Title: From Sarees to Stripes
Author: Manisha M. Puri
Genre: Non-Fiction, Flying
Price: Rs 799
Link To Purchase: From Sarees To Stripes
I chose this book for reading and reviewing mainly because I am keenly interested in reading about women pilots and the difficulties they face in a field dominated by men. A few years back when I was traveling from Chennai to Kochi, on one occasion, I was very impressed by the way the flight was manned. To travel from Chennai to Kochi it usually takes only around an hour. The cabin crew and the pilots made sure all of us were looked after properly and everything was done as per procedure. I think I was traveling by Indigo or SpiceJet. I am not sure now as it was a long time ago. As we cruised in the skies, I turned around to the gentleman sitting next to me with whom I had struck up a friendship and said, ‘This is indeed a very well manned flight.’
He immediately remarked, ‘It is not a very well manned flight.
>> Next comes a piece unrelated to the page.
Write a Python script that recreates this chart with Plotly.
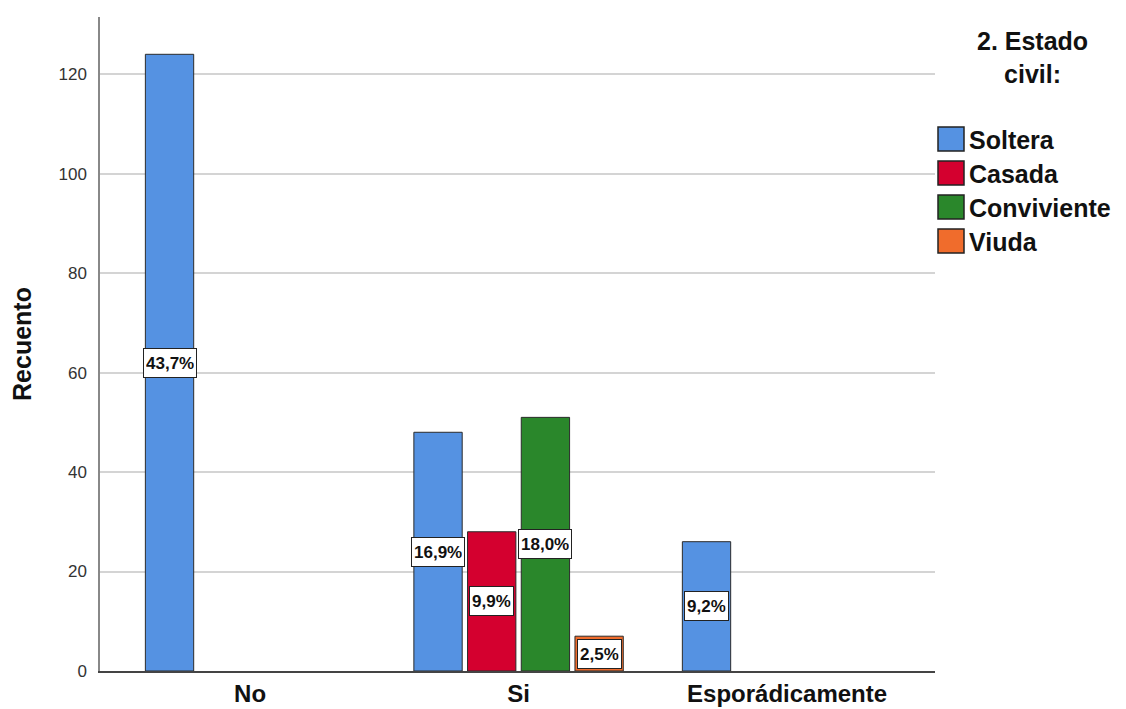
import plotly.graph_objects as go

# Counts per response and marital status
categories = ["No", "Si", "Esporádicamente"]
series_names = ["Soltera", "Casada", "Conviviente", "Viuda"]
soltera = [124, 48, 26]
casada = [None, 28, None]
conviviente = [None, 51, None]
viuda = [None, 7, None]
series_values = [soltera, casada, conviviente, viuda]
series_colors = ["#5592E2", "#D4002F", "#2A872B", "#F06C2C"]
y_ticks = [0, 20, 40, 60, 80, 100, 120]
legend_title = "2. Estado<br>civil:"

FONT = "Liberation Sans, Arial, sans-serif"
W, H = 1126, 709
PL, PR, PT, PB = 100, 935, 17, 671  # plot area in pixels


def px_x(px):
    return (px - PL) / (PR - PL)


def px_y(py):
    return (PB - py) / (PB - PT)


total = sum(v for s in series_values for v in s if v is not None)

fig = go.Figure()
for name, vals, color in zip(series_names, series_values, series_colors):
    fig.add_trace(go.Bar(
        name=name, x=categories, y=vals,
        marker=dict(color=color, line=dict(color="#2b2b2b", width=1)),
        showlegend=False, hoverinfo="x+y+name",
    ))

# Percentage labels centred inside each bar
n = len(series_names)
slot = 0.8 / n
annotations = []
for i, vals in enumerate(series_values):
    offset = -0.4 + slot / 2 + i * slot
    for j, v in enumerate(vals):
        if v is None:
            continue
        pct = f"{v / total * 100:.1f}".replace(".", ",") + "%"
        annotations.append(dict(
            x=j + offset, y=v / 2, xref="x", yref="y", text=f"<b>{pct}</b>",
            showarrow=False, font=dict(family=FONT, size=17, color="#111"),
            bgcolor="white", bordercolor="#222", borderwidth=1, borderpad=2,
            height=24, xanchor="center", yanchor="middle",
        ))

# Legend drawn beside the plot
shapes = []
annotations.append(dict(
    x=px_x(1032), y=px_y(58), xref="paper", yref="paper", text=f"<b>{legend_title}</b>",
    showarrow=False, align="center", xanchor="center", yanchor="middle",
    font=dict(family=FONT, size=25, color="#111"),
))
for i, (name, color) in enumerate(zip(series_names, series_colors)):
    cy = 139 + 34 * i
    shapes.append(dict(
        type="rect", xref="paper", yref="paper",
        x0=px_x(938), x1=px_x(964), y0=px_y(cy + 12), y1=px_y(cy - 12),
        fillcolor=color, line=dict(color="#222", width=1.5),
    ))
    annotations.append(dict(
        x=px_x(967), y=px_y(cy + 1), xref="paper", yref="paper", text=f"<b>{name}</b>",
        showarrow=False, xanchor="left", yanchor="middle",
        font=dict(family=FONT, size=25, color="#111"),
    ))

fig.update_layout(
    width=W, height=H,
    margin=dict(l=PL, r=W - PR, t=PT, b=H - PB),
    paper_bgcolor="white", plot_bgcolor="white",
    barmode="group", bargap=0.2, bargroupgap=0.1,
    font=dict(family=FONT, color="#222"),
    annotations=annotations, shapes=shapes,
    xaxis=dict(
        type="category", range=[-0.559, 2.551], showgrid=False,
        showline=True, linecolor="#444", linewidth=1.5, ticks="",
        tickfont=dict(family=FONT, size=24, color="#111"),
        ticklabelstandoff=0, automargin=False, zeroline=False,
        tickprefix="<b>", ticksuffix="</b>",
    ),
    yaxis=dict(
        range=[0, 131.5], tickvals=y_ticks, showgrid=True,
        gridcolor="#D4D4D4", gridwidth=1.5,
        showline=True, linecolor="#888", linewidth=1.5, ticks="",
        tickfont=dict(family=FONT, size=17, color="#333"),
        ticklabelstandoff=8, zeroline=False, automargin=False,
        title=dict(text="<b>Recuento</b>", font=dict(family=FONT, size=25, color="#111"),
                   standoff=20),
    ),
)

fig.write_html("out.html")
It is a very well-womaned flight. The entire crew comprises of ladies including the captain and the co-pilot.’ When I heard this it sent a thrill through me because I am a feminist to the core. Coming to the book ‘From Sarees to Stripes’, the author Manisha M Puri starts off with her own story and how she had to face several challenges in her career as a pilot. She gives us a very good idea of how she overcame these challenges. She also mentions that she has written this book with the same passion as it took for her to become a pilot. After the introductory chapter, she slowly and steadily begins to trace the stories of women who took to the skies in India from the late 1930s right up to the present day.
The first woman to ever fly in India was Sarla Sharma Thukral. Captain Manisha tells us the stories of several women who took to flying in the skies during that time. This was in the 1930s and 1940s. This is followed by the story of captain Prem Mathur who was the first woman to fly commercially. She used to fly the Dakota aircraft. Those were the days when women in India were expected to get married and be good homemakers and nothing more. In such times, for a woman to reach up and fly aircraft was indeed a wonder. Next comes the story of captain Durba Banerjee who joined a commercial airline and flew planes commercially. Captain Durba was the first woman to break the Glass ceiling and get command of an aircraft. Getting command of an aircraft was the pinnacle of a commercial pilot’s career. This is followed by the stories of several women pilots like Captain Saudamini Deshmukh and others right down to the modern-day women pilots such as captain Avantika, Captain Sonica, and several others.
As the number of women in the aviation industry increased so did the outlook of the society on flying as a career for women. In the 1930s and 1940s, society used to frown on women who flew, and there was absolutely no support from families. But with time, parents began to support girl children who took up a career in flying.
The author introduces us to all the difficulties women face as pilots. To begin with, it was and is a totally male-dominated field and it is very difficult for a woman to survive in a bastion like that. In addition, it also intrudes on family life. Then comes the attitude of the men towards women pilots. Captain Manisha makes it very clear that to this day Gender bias exists in the aviation industry. A woman pilot is judged at every step and they have to constantly be on tiptoe.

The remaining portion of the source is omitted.